Whilst Scotland's Covid restrictions are coming to an end on March 21 - including the legal need to wear a mask - that doesn't mean the virus has vanished.
At present around one in 19 people are said to be infected according to figures from the Office for National Statistics (ONS) and now new Covid research has suggested that being infected can alter the human brain.
The three main symptoms of covid are a new and continuous cough, a fever as well as a loss or change to your taste or smell.
And the new study says that these symptoms can affect the "thickness and tissue-contrast in the orbitofrontal cortex and parahippocampal gyrus" - the regions associated with smell and memory, as reported by the Daily Record.
Researchers investigated the changes in the brains of 785 UK Biobank participants aged between 51 and 81 who had, on average, two brain scans 38 months apart and cognitive tests.
The UK Biobank is a large database that includes genetic and health information on half-a-million people living in the UK.
The study said that a total of 401 participants tested positive for Covid in-between their two scans whilst 15 of these people were admitted to hospital.
After looking at the brain scan, patients testing positive were said to display evidence of tissue damage in regions associated with the olfactory cortex, an area linked to smell, and an average reduction in whole brain sizes.
On average, the participants who were infected with the virus also showed greater cognitive decline between their two scans, associated with the atrophy of a brain region known as the cerebellum, which is linked to cognition.

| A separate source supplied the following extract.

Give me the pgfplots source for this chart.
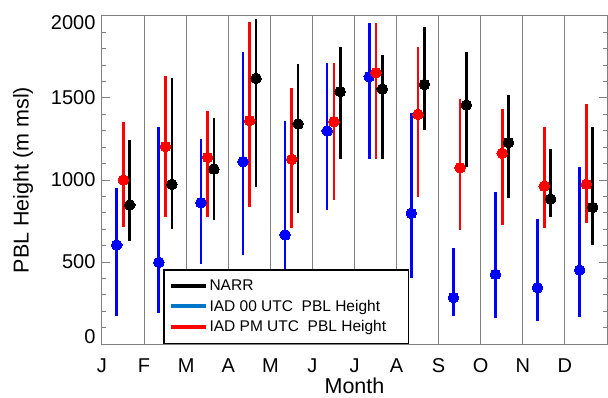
\documentclass[border=0pt]{standalone}
\usepackage{pgfplots}
\usepackage{pgfplotstable}
\pgfplotsset{compat=1.18}
\usepackage{fontspec}
\setmainfont{Liberation Sans}
\definecolor{axgray}{RGB}{128,128,128}
\definecolor{legblue}{RGB}{0,118,200}

\pgfplotstableread{
x y lo hi
0.35 604 171 949
1.35 498 187 1321
2.35 862 488 1252
3.35 1112 543 1782
4.35 665 250 1362
5.35 1299 817 1712
6.35 1630 1126 1960
7.35 797 400 1407
8.35 283 173 583
9.35 425 157 929
10.35 343 142 760
11.35 451 167 1081
}\bluedata

\pgfplotstableread{
x y lo hi
0.51 1000 715 1352
1.51 1203 776 1632
2.51 1138 776 1423
3.51 1362 833 1965
4.51 1126 709 1559
5.51 1356 878 1712
6.51 1654 1126 1960
7.51 1400 898 1813
8.51 1075 695 1494
9.51 1163 726 1433
10.51 963 709 1325
11.51 974 736 1461
}\reddata

\pgfplotstableread{
x y lo hi
0.66 848 628 1244
1.66 974 699 1624
2.66 1067 756 1380
3.66 1620 959 1980
4.66 1342 801 1706
5.66 1539 1128 1809
6.66 1555 1126 1762
7.66 1583 1305 1935
8.66 1457 1081 1782
9.66 1228 888 1518
10.66 884 772 1187
11.66 833 604 1325
}\blackdata

\pgfplotsset{
  bars/.style={forget plot, only marks, mark=none,
    error bars/.cd, y dir=both, y explicit, error mark=none,
    error bar style={#1, line width=2.7pt}},
  dots/.style={forget plot, only marks, mark=*, mark size=5.3pt,
    mark options={fill=#1, draw=#1, line width=0pt}},
}

\begin{document}
\begin{tikzpicture}
\useasboundingbox (-102pt,-53pt) rectangle (506pt,344pt);
\begin{axis}[
  at={(0,0)}, anchor=south west,
  scale only axis, width=505pt, height=328pt,
  xmin=0, xmax=12, ymin=0, ymax=2000,
  xtick={0,1,...,11},
  xticklabels={J,F,M,A,M,J,J,A,S,O,N,D},
  xtick style={draw=none},
  xmajorgrids,
  major grid style={axgray, line width=1pt},
  ytick={0,500,1000,1500,2000},
  yticklabels={\raisebox{7.5pt}[\height][\depth]{0},500,1000,1500,\raisebox{-6.5pt}[\height][\depth]{2000}},
  minor y tick num=4,
  ytick pos=both, yticklabel pos=left,
  tick align=inside,
  major tick length=8pt, minor tick length=4.5pt,
  y tick style={axgray, line width=1pt},
  axis line style={axgray, line width=1pt},
  ticklabel style={font=\fontsize{20}{24}\selectfont},
  xticklabel style={yshift=-11pt},
  yticklabel style={xshift=-3pt},
  xlabel={Month},
  ylabel={PBL Height (m msl)},
  label style={font=\fontsize{21.5}{25}\selectfont},
  xlabel style={at={(axis description cs:0.5,0)}, anchor=north, yshift=-32.5pt, inner sep=1pt},
  ylabel style={at={(axis description cs:-0.1564,0.5)}, anchor=center},
  legend style={at={(axis description cs:0.1214,0)}, anchor=south west,
    draw=black, line width=1.5pt, fill=white,
    font=\fontsize{15.5}{18}\selectfont, cells={anchor=west},
    row sep=3.7pt, inner xsep=4.5pt, inner ysep=8pt},
  legend image code/.code={\draw[#1, line width=4pt] (0pt,0pt) -- (35pt,0pt);},
]
\addlegendimage{black}
\addlegendentry{NARR}
\addlegendimage{legblue}
\addlegendentry{IAD 00 UTC\ \ PBL Height}
\addlegendimage{red}
\addlegendentry{IAD PM UTC\ \ PBL Height\hspace*{16pt}}

\addplot[bars=blue] table[x=x, y=y, y error plus expr=\thisrow{hi}-\thisrow{y}, y error minus expr=\thisrow{y}-\thisrow{lo}] {\bluedata};
\addplot[dots=blue] table[x=x, y=y] {\bluedata};
\addplot[bars=red] table[x=x, y=y, y error plus expr=\thisrow{hi}-\thisrow{y}, y error minus expr=\thisrow{y}-\thisrow{lo}] {\reddata};
\addplot[dots=red] table[x=x, y=y] {\reddata};
\addplot[bars=black] table[x=x, y=y, y error plus expr=\thisrow{hi}-\thisrow{y}, y error minus expr=\thisrow{y}-\thisrow{lo}] {\blackdata};
\addplot[dots=black] table[x=x, y=y] {\blackdata};
\end{axis}
\end{tikzpicture}
\end{document}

The research, titled Sars-CoV-2 is associated with changes in brain structure in UK Biobank, is carried out by Gwenaelle Douaud from the University of Oxford and others and appears in the Nature journal.
Dr Max Taquet, NIHR Oxford Health BRC senior research fellow, University of Oxford, said: "This is the first large-scale study to investigate the actual changes in the brain that can occur after a Covid infection.
"It is well established that Covid infection is associated with subsequent risks of neurological and psychiatric problems in some people including brain fog, loss of taste and smell, depression, and psychosis.
"But why this occurs remains largely unknown. This study starts to shed light on this important question by showing that brain regions connected to the 'smell centre' of the brain can shrink after Covid in some people.
"These brain changes were not observed in every patients and they were mostly subtle.
"These findings might help explain why some people experience brain symptoms long after the acute infection.
"The causes of these brain changes, whether they can be prevented or even reverted, as well as whether similar changes are observed in hospitalised patients, in children and younger adults, and in minority ethnic groups, remain to be determined."